The Pentagon has reportedly been caught off guard after statements made by Moscow suggesting that presidents Donald Trump and Vladimir Putin had reached military agreements during the much-hyped Helsinki summit earlier this week.
Just two days after the summit, Mattis, an outspoken critic of Russia, penned a letter to Senate Armed Services Committee Chairman John McCain on Wednesday, urging lawmakers negotiating a 2019 fiscal defense policy bill, to let the State Department waive sanctions on purchases of Russian military equipment by allies and partners.
“As we impose necessary and well-justified costs on Russia for its malign behavior, at the same time there is a compelling need to avoid significant unintended damage to our long-term, national strategic interests,” Bloomberg News cited an excerpt from Mattis’ letter.

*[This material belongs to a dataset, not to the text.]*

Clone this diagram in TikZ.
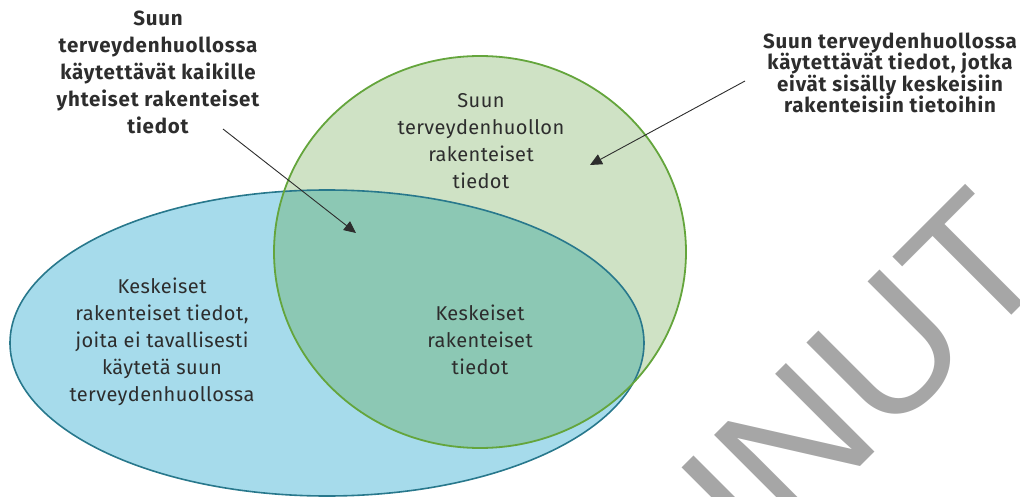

Reuters also reported, citing two US officials speaking on condition of anonymity that the Defense Secretary was ready to hold talks with his Russian counterpart Sergei Shoigu – the Pentagon, however, refused to comment. Moreover, it said it had not received any invitation from Russia for negotiations, despite last week’s remarks by Shoigu, suggesting that he had repeatedly invited the Pentagon chief, but had been turned down.

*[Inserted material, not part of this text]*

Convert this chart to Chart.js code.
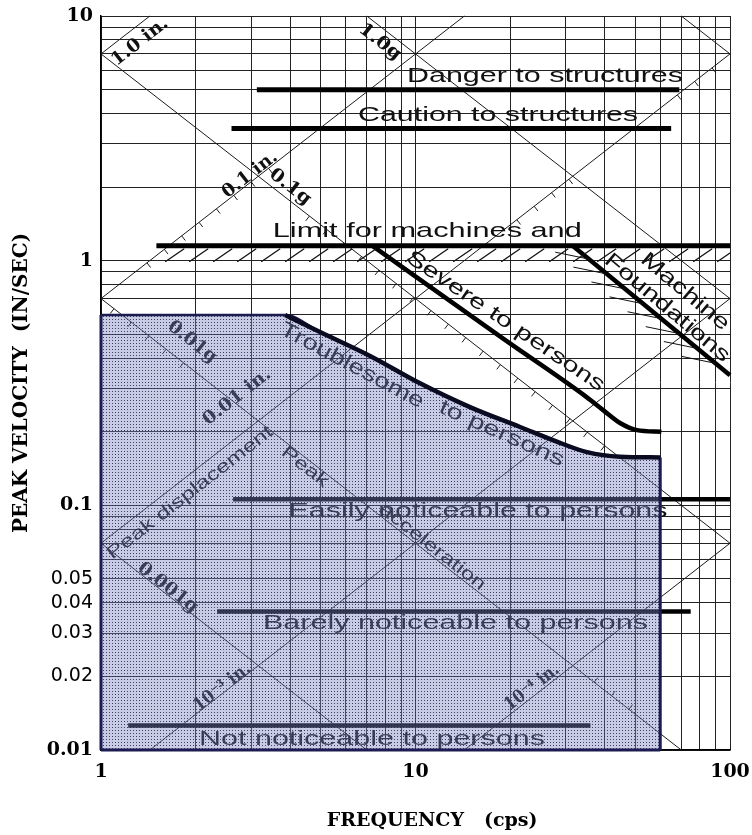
<!DOCTYPE html>
<html>
<head>
<meta charset="utf-8">
<script src="https://cdn.jsdelivr.net/npm/chart.js@4.4.1/dist/chart.umd.min.js"></script>
<style>
  html, body { margin: 0; padding: 0; background: #fff; }
  #wrap { width: 752px; height: 835px; }
</style>
</head>
<body>
<div id="wrap"><canvas id="vib"></canvas></div>
<script>
// grid / tick values
const xGrid = [1, 2, 3, 4, 5, 6, 7, 8, 9, 10, 20, 30, 40, 50, 60, 70, 80, 90, 100];
const yGrid = [0.01, 0.02, 0.03, 0.04, 0.05, 0.06, 0.07, 0.08, 0.09,
               0.1, 0.2, 0.3, 0.4, 0.5, 0.6, 0.7, 0.8, 0.9,
               1, 2, 3, 4, 5, 6, 7, 8, 9, 10];
const xLabels = [1, 10, 100];
const yLabels = [0.01, 0.02, 0.03, 0.04, 0.05, 0.1, 1, 10];
const yBold = [0.01, 0.1, 1, 10];

// criteria lines [frequency, velocity]
const danger = [[3.13, 5.0], [69, 5.0]];
const caution = [[2.6, 3.47], [65, 3.47]];
const limitMachines = [[1.5, 1.15], [100, 1.15]];
const easily = [[2.63, 0.106], [100, 0.106]];
const barely = [[2.34, 0.0368], [75, 0.0368]];
const notNoticeable = [[1.22, 0.0126], [36, 0.0126]];
const severe = [[7.3, 1.15], [19, 0.48], [35, 0.277], [39.5, 0.245], [44.7, 0.217], [50.6, 0.203], [60.5, 0.2]];
const foundations = [[31.6, 1.15], [100, 0.34]];
const troublesome = [[3.85, 0.6], [4.97, 0.511], [7.17, 0.408], [10.3, 0.316], [14.9, 0.252],
                     [21.5, 0.209], [28.8, 0.18], [35.1, 0.165], [44.7, 0.158], [60, 0.157]];
const shadeTop = [[1, 0.6]].concat(troublesome);
const shadeRight = [[60, 0.157], [60, 0.01]];
const shadeLeft = [[1, 0.01], [1, 0.6]];
const shadeBottom = [[1, 0.01], [60, 0.01]];

// peak displacement lines
const disp1 = [[1, 7], [1.43, 10]];
const disp01 = [[1, 0.7], [14.3, 10]];
const disp001 = [[1, 0.07], [100, 7]];
const disp0001 = [[1.43, 0.01], [100, 0.7]];
const disp00001 = [[14.3, 0.01], [100, 0.07]];
// peak acceleration lines
const acc10 = [[70, 10], [100, 7]];
const acc1 = [[7, 10], [100, 0.7]];
const acc01 = [[1, 7], [100, 0.07]];
const acc001 = [[1, 0.7], [70, 0.01]];
const acc0001 = [[1, 0.07], [7, 0.01]];

const pts = arr => arr.map(([x, y]) => ({x, y}));

function line(data, color, width, order, extra) {
    return Object.assign({
        data: pts(data),
        showLine: true,
        borderColor: color,
        borderWidth: width,
        pointRadius: 0,
        fill: false,
        order: order,
        clip: 4
    }, extra || {});
}

const shadePattern = (() => {
    const c = document.createElement('canvas');
    c.width = 3; c.height = 3;
    const g = c.getContext('2d');
    g.fillStyle = 'rgba(125,130,190,0.42)';
    g.fillRect(0, 0, 3, 3);
    g.fillStyle = 'rgba(30,30,75,0.8)';
    g.fillRect(1, 1, 1, 1);
    return g.createPattern(c, 'repeat');
})();

const navy = '#1c1c52';
const thin = '#1a1a1a';

const sans = px => px + 'px "Liberation Sans", Arial, sans-serif';
const serifB = px => 'bold ' + px + 'px "DejaVu Serif", serif';

// text annotations, placed in data coordinates; slope: +1 / -1 follows diagonal lines
const notes = [
    {t: 'Danger to structures', f: 25.8, v: 5.69, w: 276, font: sans(21)},
    {t: 'Caution to structures', f: 18.3, v: 3.94, w: 280, font: sans(21)},
    {t: 'Limit for machines and', f: 10.9, v: 1.32, w: 309, font: sans(21)},
    {t: 'Easily noticeable to persons', f: 15.8, v: 0.0949, w: 379, font: sans(21)},
    {t: 'Barely noticeable to persons', f: 13.4, v: 0.0331, w: 385, font: sans(21)},
    {t: 'Not noticeable to persons', f: 7.27, v: 0.0111, w: 346, font: sans(21)},
    {t: 'Severe to persons', f: 19.3, v: 0.565, w: 235, deg: 34, font: sans(21)},
    {t: 'Machine', f: 71.9, v: 0.745, w: 109, deg: 40, font: sans(21)},
    {t: 'Foundations', f: 63.1, v: 0.641, w: 157, deg: 40, font: sans(21)},
    {t: 'Troublesome', f: 6.28, v: 0.372, w: 160, deg: 28, font: sans(21)},
    {t: 'to persons', f: 18.8, v: 0.196, w: 135, deg: 24, font: sans(21)},
    {t: '1.0 in.', f: 1.33, v: 7.83, w: 67, slope: 1, font: serifB(18)},
    {t: '1.0g', f: 7.71, v: 7.83, w: 49, slope: -1, font: serifB(18)},
    {t: '0.1 in.', f: 2.98, v: 2.24, w: 65, slope: 1, font: serifB(18)},
    {t: '0.1g', f: 3.99, v: 2.0, w: 48, slope: -1, font: serifB(18)},
    {t: '0.01g', f: 1.95, v: 0.465, w: 57, slope: -1, font: serifB(18)},
    {t: '0.01 in.', f: 2.71, v: 0.277, w: 81, slope: 1, font: serifB(18)},
    {t: 'Peak displacement', f: 1.92, v: 0.1124, w: 205, slope: 1, font: sans(18)},
    {t: 'Peak', f: 4.45, v: 0.1435, w: 55, slope: -1, font: sans(18)},
    {t: 'acceleration', f: 11.3, v: 0.0676, w: 130, slope: -1, font: sans(18)},
    {t: '0.001g', f: 1.63, v: 0.046, w: 71, slope: -1, font: serifB(18)},
    {t: '10\u207B\u00B3 in.', f: 2.43, v: 0.018, w: 67, slope: 1, font: serifB(18)},
    {t: '10\u207B\u2074 in.', f: 23.5, v: 0.018, w: 64, slope: 1, font: serifB(18)}
];

// small scale marks along some diagonals: frequency range, side (+1 below, -1 above)
const lineMarks = [
    {line: disp01, from: 1.4, to: 3.6, side: 1},
    {line: acc01, from: 4.6, to: 42, side: 1},
    {line: disp001, from: 21, to: 32, side: 1},
    {line: disp001, from: 68, to: 92, side: 1},
    {line: acc001, from: 1.1, to: 1.9, side: 1},
    {line: acc001, from: 37, to: 50, side: -1}
];

function fitText(ctx, txt, x, y, deg, font, width, color) {
    ctx.save();
    ctx.font = font;
    const w = ctx.measureText(txt).width;
    ctx.translate(x, y);
    ctx.rotate(deg * Math.PI / 180);
    ctx.scale(width / w, 1);
    ctx.textAlign = 'center';
    ctx.textBaseline = 'middle';
    ctx.fillStyle = color;
    ctx.fillText(txt, 0, 0);
    ctx.restore();
}

const notesPlugin = {
    id: 'notes',
    beforeDatasetsDraw(chart) {
        const {ctx, scales: {x, y}} = chart;
        const dx = x.getPixelForValue(10) - x.getPixelForValue(1);
        const dy = y.getPixelForValue(1) - y.getPixelForValue(10);
        const diag = Math.atan(dy / dx) * 180 / Math.PI;
        notes.forEach(n => {
            const deg = n.slope ? -n.slope * diag : (n.deg || 0);
            fitText(ctx, n.t, x.getPixelForValue(n.f), y.getPixelForValue(n.v), deg, n.font, n.w, '#111');
        });
        // marks along diagonals
        ctx.save();
        ctx.strokeStyle = thin;
        ctx.lineWidth = 1;
        ctx.beginPath();
        lineMarks.forEach(m => {
            const [p, q] = m.line;
            const px0 = x.getPixelForValue(p[0]), py0 = y.getPixelForValue(p[1]);
            const px1 = x.getPixelForValue(q[0]), py1 = y.getPixelForValue(q[1]);
            const len = Math.hypot(px1 - px0, py1 - py0);
            const ux = (px1 - px0) / len, uy = (py1 - py0) / len;
            const nx = -uy * m.side, ny = ux * m.side;
            const a = x.getPixelForValue(m.from), b = x.getPixelForValue(m.to);
            for (let s = 0; ; s += 22) {
                const cx = a + ux * s;
                if (cx > b) break;
                const cy = py0 + (cx - px0) * uy / ux;
                ctx.moveTo(cx, cy);
                ctx.lineTo(cx + nx * 6, cy + ny * 6);
            }
        });
        ctx.stroke();
        ctx.restore();
    },
    afterDatasetsDraw(chart) {
        const {ctx, chartArea, scales: {x, y}} = chart;
        ctx.save();
        ctx.beginPath();
        ctx.rect(chartArea.left, chartArea.top, chartArea.right - chartArea.left, chartArea.bottom - chartArea.top);
        ctx.clip();
        ctx.strokeStyle = '#111';
        ctx.lineWidth = 1.3;
        // hatching under the machine limit
        const yl = y.getPixelForValue(limitMachines[0][1]);
        ctx.beginPath();
        for (let px = x.getPixelForValue(1.6); px < chartArea.right; px += 24) {
            ctx.moveTo(px, yl + 16);
            ctx.lineTo(px + 19, yl + 3);
        }
        ctx.stroke();
        // hatching along machine foundations
        const ax = x.getPixelForValue(foundations[0][0]), ay = y.getPixelForValue(foundations[0][1]);
        const bx = x.getPixelForValue(foundations[1][0]), by = y.getPixelForValue(foundations[1][1]);
        ctx.lineWidth = 1;
        ctx.beginPath();
        for (let t = 0.08; t < 0.95; t += 0.115) {
            const px = ax + (bx - ax) * t, py = ay + (by - ay) * t;
            ctx.moveTo(px - 30, py - 4);
            ctx.lineTo(px + 4, py + 3);
        }
        ctx.stroke();
        ctx.restore();
    }
};

new Chart(document.getElementById('vib'), {
    type: 'scatter',
    data: {
        datasets: [
            line(troublesome, '#0a0a20', 4.5, 0, {cubicInterpolationMode: 'monotone'}),
            line(shadeRight, navy, 3, 0),
            line(shadeLeft, navy, 3, 0),
            line(shadeBottom, navy, 3, 0),
            line(shadeTop, navy, 2.5, 1, {cubicInterpolationMode: 'monotone', fill: 'start', backgroundColor: shadePattern}),
            line(danger, '#000', 5, 2),
            line(caution, '#000', 5, 2),
            line(limitMachines, '#000', 5, 2),
            line(easily, '#000', 4.5, 2),
            line(barely, '#000', 4.5, 2),
            line(notNoticeable, '#000', 4.5, 2),
            line(severe, '#000', 4.5, 2, {cubicInterpolationMode: 'monotone'}),
            line(foundations, '#000', 4.5, 2),
            line(disp1, thin, 1, 3),
            line(disp01, thin, 1, 3),
            line(disp001, thin, 1, 3),
            line(disp0001, thin, 1, 3),
            line(disp00001, thin, 1, 3),
            line(acc10, thin, 1, 3),
            line(acc1, thin, 1, 3),
            line(acc01, thin, 1, 3),
            line(acc001, thin, 1, 3),
            line(acc0001, thin, 1, 3)
        ]
    },
    options: {
        responsive: true,
        maintainAspectRatio: false,
        animation: false,
        layout: { padding: { left: 0, right: 22, top: 16, bottom: 0 } },
        plugins: {
            legend: { display: false },
            tooltip: { enabled: false }
        },
        scales: {
            x: {
                type: 'logarithmic',
                min: 1,
                max: 100,
                afterBuildTicks: s => { s.ticks = xGrid.map(v => ({value: v})); },
                afterFit: s => { s.height = 85; s.paddingLeft = 0; s.paddingRight = 0; },
                grid: { color: '#222', lineWidth: 1, drawTicks: false },
                border: { color: '#000', width: 1.5 },
                ticks: {
                    autoSkip: false,
                    maxRotation: 0,
                    padding: 11,
                    color: '#000',
                    callback: v => xLabels.includes(v) ? String(v) : '',
                    font: { family: 'DejaVu Serif', weight: 'bold', size: 19 }
                },
                title: {
                    display: true,
                    text: '     FREQUENCY   (cps)',
                    color: '#000',
                    font: { family: 'DejaVu Serif', weight: 'bold', size: 19 },
                    padding: { top: 0, bottom: 3 }
                }
            },
            y: {
                type: 'logarithmic',
                min: 0.01,
                max: 10,
                afterBuildTicks: s => { s.ticks = yGrid.map(v => ({value: v})); },
                afterFit: s => { s.width = 101; s.paddingTop = 0; s.paddingBottom = 0; },
                grid: { color: '#222', lineWidth: 1, drawTicks: false },
                border: { color: '#000', width: 1.5 },
                ticks: {
                    autoSkip: false,
                    padding: 8,
                    color: '#000',
                    callback: v => yLabels.includes(v) ? String(v) : '',
                    font: ctx => yBold.includes(ctx.tick && ctx.tick.value)
                        ? { family: 'DejaVu Serif', weight: 'bold', size: 19 }
                        : { family: 'DejaVu Sans', size: 19 }
                },
                title: {
                    display: true,
                    text: 'PEAK VELOCITY  (IN/SEC)',
                    color: '#000',
                    font: { family: 'DejaVu Serif', weight: 'bold', size: 20 },
                    padding: { top: 10, bottom: 0 }
                }
            }
        }
    },
    plugins: [notesPlugin]
});
</script>
</body>
</html>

In the meantime, Russia has voiced a readiness to intensify military-to-military contacts with the United States.
“The Russian Defense Ministry is ready for practical implementation of the agreements in the sphere of international security reached by Russian ad US Presidents, Vladimir Putin and Donald Trump, at their Monday’s summit in Helsinki,” the ministry’s spokesman, Maj. Gen. Igor Konashenkov said.
Russian MoD says it's "ready to activate contacts with US colleagues via general staffs and other existing communication channels to discuss extending Strategic Arms Reduction Treaty, cooperation in Syria, other current issues of ensuring military security."— Lucian Kim (@Lucian_Kim) 17 июля 2018 г.
In 2014, Congress passed the defense authorization bill, suspending military interactions between Washington and Moscow after Crimea’s reunification with Russia. The bill allows the ban to be lifted only when “the Secretary of Defense, in coordination with the Secretary of State, provides a certification to appropriate congressional committees relating to certain actions by Russia.”
The document also authorizes the Pentagon chief to “waive the limitation under certain conditions,” while Congress may impose new sanctions that target contractors from Russian defense companies.